Even if Rogue One didn't do it for you, you'd be hard-pressed saying the final scene involving everyone's favourite brooding Sith Lord didn't float your corvette. So, how did director Gareth Edwards go about capturing Darth Vader at his prime? WIRED caught up with Edwards to find out.
In the above video, which is a little over five-and-a-half minutes, Edwards shares a number of details about the scene, including how it came together just four months before release and the cinematic tricks employed to make sure Vader was "badass" enough.
One snippet I found interesting involves the Death Star plans themselves, which take the form of a small, credit card-sized device with a yellow disc in its centre.

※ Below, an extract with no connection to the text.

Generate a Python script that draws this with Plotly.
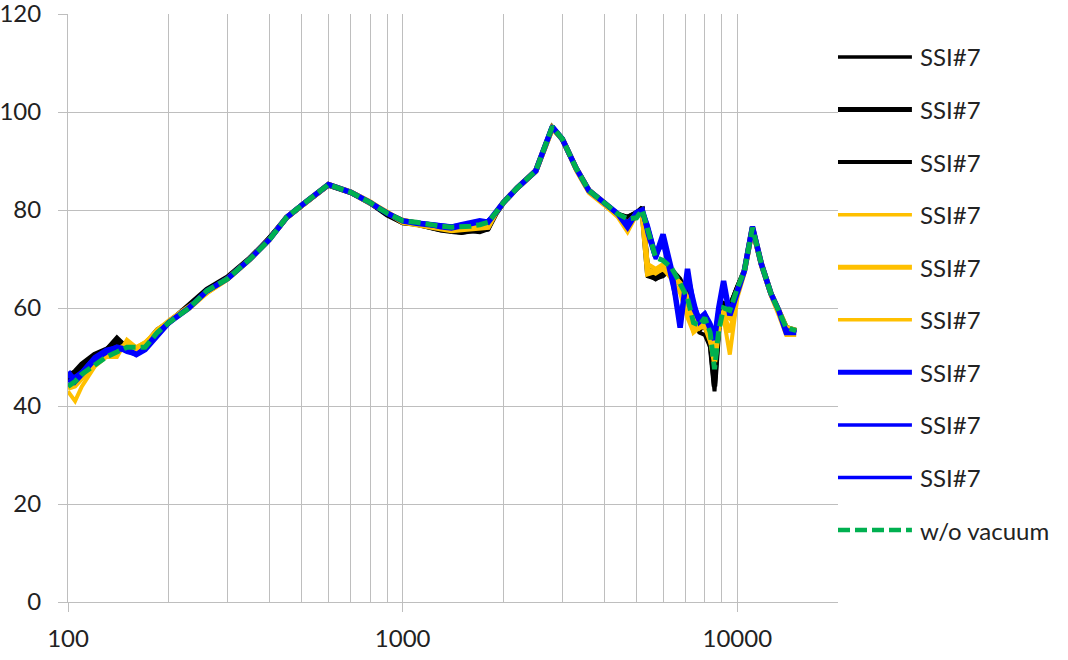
import plotly.graph_objects as go

# Frequency grid (Hz) shared by all curves
freq = [100, 105, 110, 115, 120, 130, 140, 150, 160, 170, 185, 200, 230, 260, 300, 350, 400, 450, 500,
        600, 700, 800, 900, 1000, 1100, 1200, 1300, 1400, 1500, 1600, 1700, 1800, 1900, 2000, 2200,
        2500, 2800, 3000, 3300, 3600, 4000, 4400, 4700, 5000, 5200, 5400, 5700, 6000, 6350, 6750,
        7100, 7400, 7700, 8000, 8300, 8550, 8800, 9100, 9500, 10000, 10500, 11100, 11800, 12600,
        13300, 14000, 15000]

# black runs
black_1 = [45, 46.5, 48, 49, 50, 51.5, 54, 52, 51, 52.5, 55, 57, 60.5, 63.5, 66, 70, 74.5, 78.5, 81,
           85.3, 83.5, 81.5, 79, 77.3, 77, 76.3, 75.8, 75.5, 75.3, 75.6, 75.8, 76, 79.5, 81.5, 84.5,
           88, 97, 94.5, 88.5, 84, 81.5, 79, 78, 79, 80.5,
           66.5, 66, 66.5, 68, 66, 63, 58, 55, 54.5, 52, 43, 55, 60.5, 60.5, 64.5,
           67.6, 76.5, 69, 63, 59.5, 56, 55.4]
black_2 = [46, 47, 48.5, 49.5, 50.5, 51.5, 53, 52.5, 51, 52.5, 55.5, 57, 60.5, 63.8, 66.3, 70.2, 74.2,
           78.5, 81, 85.2, 83.6, 81.5, 79, 77.5, 77.2, 76.5, 76, 75.8, 75.5, 75.8, 75.6, 76.2, 79.3,
           81.5, 84.5, 88, 96.8, 94.5, 88.5, 84, 81.3, 79, 78.5, 79.5, 80,
           67, 66, 67, 67.5, 65, 62, 57, 55.5, 57, 53, 44, 56, 60, 60, 64,
           67.6, 76.4, 69, 63, 59.5, 56, 55.4]
black_3 = [45.5, 46, 47.5, 48.5, 49.5, 51, 52.5, 51.5, 51.5, 52.5, 55, 57.3, 60.3, 63.5, 66, 70, 74,
           78.3, 80.8, 85, 83.5, 81.3, 79.2, 77.6, 77.3, 76.8, 76.3, 76, 75.8, 76, 76.2, 76.4, 79.5,
           81.5, 84.5, 88, 97, 94.3, 88.5, 84, 81.5, 79.2, 78.5, 79.5, 80.5,
           68, 67, 68.5, 67.5, 65.5, 62.5, 57.5, 56, 56, 54, 45, 56.5, 61, 60.5, 64,
           67.6, 76.5, 69, 63, 59.5, 55.8, 55.4]

# yellow runs
yellow_1 = [43, 41, 44, 46, 48, 50, 50, 53.5, 52, 53, 55.5, 57.5, 60.5, 63, 65.8, 69.8, 74, 78.3, 80.8,
            85, 83.8, 81.8, 79.5, 78, 77.5, 76.8, 76.3, 76, 76, 76.2, 76.5, 76.8, 79.5, 81.5, 84.3,
            87.8, 96.5, 94.5, 88, 83.5, 81, 78.5, 75.5, 79, 79.5,
            68, 67, 68, 66, 63, 58, 55, 58, 57, 54, 50, 56, 58, 50.5, 62,
            67, 76, 68.5, 62.5, 58.5, 54.5, 54.5]
yellow_2 = [44, 44.5, 46, 47.5, 49, 50.5, 51.5, 52.5, 51.5, 52.5, 55.5, 57, 60, 63.2, 66, 70, 74, 78.5,
            81, 85.2, 83.6, 81.5, 79.5, 77.5, 77, 76.5, 76, 75.8, 76, 76.2, 76.3, 76.5, 79.5, 81.5,
            84.5, 88, 96.7, 94.5, 88.5, 84, 81.5, 79, 77, 79, 79.5,
            67, 67.5, 68, 67, 65, 62, 57.5, 56, 57, 54, 49, 56, 59, 58, 63.5,
            67.5, 76.3, 69, 63, 59.5, 56, 55.4]
yellow_3 = [43.5, 44, 45.5, 47, 48.5, 50, 51, 52, 52, 53, 55.3, 57.2, 60.2, 63.3, 66, 70, 74, 78.3, 81,
            85.1, 83.7, 81.6, 79.4, 78, 77.4, 76.8, 76.3, 76, 76.2, 76.5, 76.6, 77, 79.5, 81.5, 84.4,
            88, 96.8, 94.6, 88.3, 84, 81.5, 79, 77.5, 79.2, 79.8,
            69, 68, 69, 67.5, 65, 61, 55, 56, 56, 53, 52, 57, 59.5, 55, 63,
            67.5, 76.4, 69, 63, 59, 55.5, 55]

# blue runs
blue_1 = [47, 45, 46.5, 48, 49.5, 51, 52, 51.5, 50.5, 51.5, 54.5, 57, 60, 63.5, 66, 70, 74, 78.5, 81,
          85.2, 83.6, 81.5, 79.3, 77.8, 77.3, 77, 76.5, 76.5, 77, 77.5, 77.8, 77.5, 79.5, 81.5, 84.5,
          88, 97, 94.5, 88.5, 84, 81.5, 79.2, 76.5, 79.5, 80,
          76, 70.5, 75, 68, 56, 68, 60, 57.5, 58.5, 56, 53.5, 60, 65.5, 58.5, 63.5,
          67.6, 76.6, 69, 63, 59.5, 55, 55]
blue_2 = [46, 46, 47, 48.5, 49.5, 51, 51.5, 51.5, 50.5, 52, 55, 57, 60, 63.3, 66, 70, 74, 78.3, 81,
          85.1, 83.6, 81.4, 79.4, 77.8, 77.5, 77.2, 76.8, 76.7, 77, 77.3, 77.5, 77.8, 79.3, 81.5,
          84.5, 88, 96.8, 94.6, 88.5, 84, 81.4, 79.2, 77.5, 79.3, 80,
          77, 71, 73, 66, 58, 66, 61, 58, 59, 57, 55, 59, 64, 59, 64,
          67.6, 76.5, 69, 63, 59.5, 55.5, 55]
blue_3 = [45, 45.5, 47, 48.5, 50, 51.5, 52, 51, 50.5, 52, 55, 57.2, 60.2, 63.5, 66, 70, 74, 78.5, 81,
          85.2, 83.6, 81.5, 79.3, 77.7, 77.4, 77, 76.4, 76.2, 76.6, 77, 77.3, 77.8, 79.4, 81.5, 84.5,
          88, 97, 94.5, 88.5, 84, 81.5, 79.2, 77, 79.5, 80,
          75, 70, 74, 67, 57, 67, 62, 57, 58, 56, 54, 60, 65, 59, 63.5,
          67.6, 76.4, 69, 63, 59.5, 55.5, 55]

# reference without vacuum
no_vacuum = [44, 45, 46.5, 47.5, 48.5, 50, 51, 52, 52, 52, 55, 57, 60, 63.5, 66, 70, 74, 78.5, 81,
             85.2, 83.6, 81.5, 79.3, 77.8, 77.5, 77, 76.7, 76.5, 76.5, 76.7, 77, 77.5, 79.5, 81.5,
             84.5, 88, 97, 94.5, 88.5, 84, 81.5, 79.2, 78.2, 78.4, 80,
             75.8, 70.3, 69.7, 68.3, 65, 62, 57, 56.5, 58, 55, 47.5, 55.4, 60, 59.5, 64,
             67.6, 76.4, 69, 63, 59.5, 56, 55.4]

x_ticks = [100, 1000, 10000]
x_labels = ["100", "1000", "10000"]

names = ["SSI#7"] * 9 + ["w/o vacuum"]
series = [black_1, black_2, black_3, yellow_1, yellow_2, yellow_3, blue_1, blue_2, blue_3, no_vacuum]
colors = ["#000000"] * 3 + ["#FFC000"] * 3 + ["#0000FF"] * 3 + ["#00B050"]
widths = [4, 5.5, 4.5, 4, 5.5, 4, 5.5, 4, 4, 5]
dashes = ["solid"] * 9 + ["12px,5px"]

fig = go.Figure()
for y, c, w, d, n in zip(series, colors, widths, dashes, names):
    fig.add_trace(go.Scatter(x=freq, y=y, mode="lines", name=n, showlegend=False,
                             line=dict(color=c, width=w, dash=d)))

# hand-drawn legend on the right, Excel style
x0, x1, xt = 1.0, 1.096, 1.104
top, step = 0.927, 0.0894
for i, (c, w, d, n) in enumerate(zip(colors, widths, dashes, names)):
    yy = top - i * step
    fig.add_shape(type="line", xref="paper", yref="paper", x0=x0, x1=x1, y0=yy, y1=yy,
                  line=dict(color=c, width=w - 0.5, dash=d))
    fig.add_annotation(xref="paper", yref="paper", x=xt, y=yy, text=n, showarrow=False,
                       xanchor="left", yanchor="middle", font=dict(size=24, color="#222"))

grid = "#BEBEBE"
fig.update_xaxes(type="log", range=[2, 4.301], tickvals=x_ticks, ticktext=x_labels,
                 showgrid=True, gridcolor=grid, automargin=False, ticklabeloverflow="allow",
                 showline=True, linecolor=grid, ticks="outside", ticklen=9, tickcolor=grid,
                 ticklabelstandoff=6, zeroline=False,
                 minor=dict(dtick="D1", showgrid=True, gridcolor=grid, ticks=""))
fig.update_yaxes(range=[0, 120], dtick=20, showgrid=True, gridcolor=grid, showline=True,
                 linecolor=grid, ticks="outside", ticklen=9, tickcolor=grid, automargin=False,
                 ticklabeloverflow="allow", ticklabelstandoff=12, zeroline=False)
fig.update_layout(
    width=1068, height=660,
    margin=dict(l=68, r=230, t=14, b=58),
    plot_bgcolor="white", paper_bgcolor="white",
    font=dict(family="Lato", size=24, color="#222"),
)
# drop the page's default body margin so the figure sits at the window corner
fig.write_html("out.html", config={"displayModeBar": False},
               post_script="document.body.style.margin='0px';")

Always striving for accuracy, it took a bit of effort to make sure the prop matched what fans had seen before... regardless of how brief its previous appearance:
What's interesting about that card actually is that there's no record whatsoever of what that looks like. The only reference is in the Blu-ray of A New Hope. There's one close-up where [Princess Leia] starts to slide it [into R2-D2] and that's all we had to base this card on.
Edwards goes on to say they he may or may not have made off with that particular prop, making him the true thief of the Death Star plans. Edwards himself also plays a crucial role in the film (as an extra) -- in fact, the director is convinced, canon-wise, the original trilogy would never have happened without his character.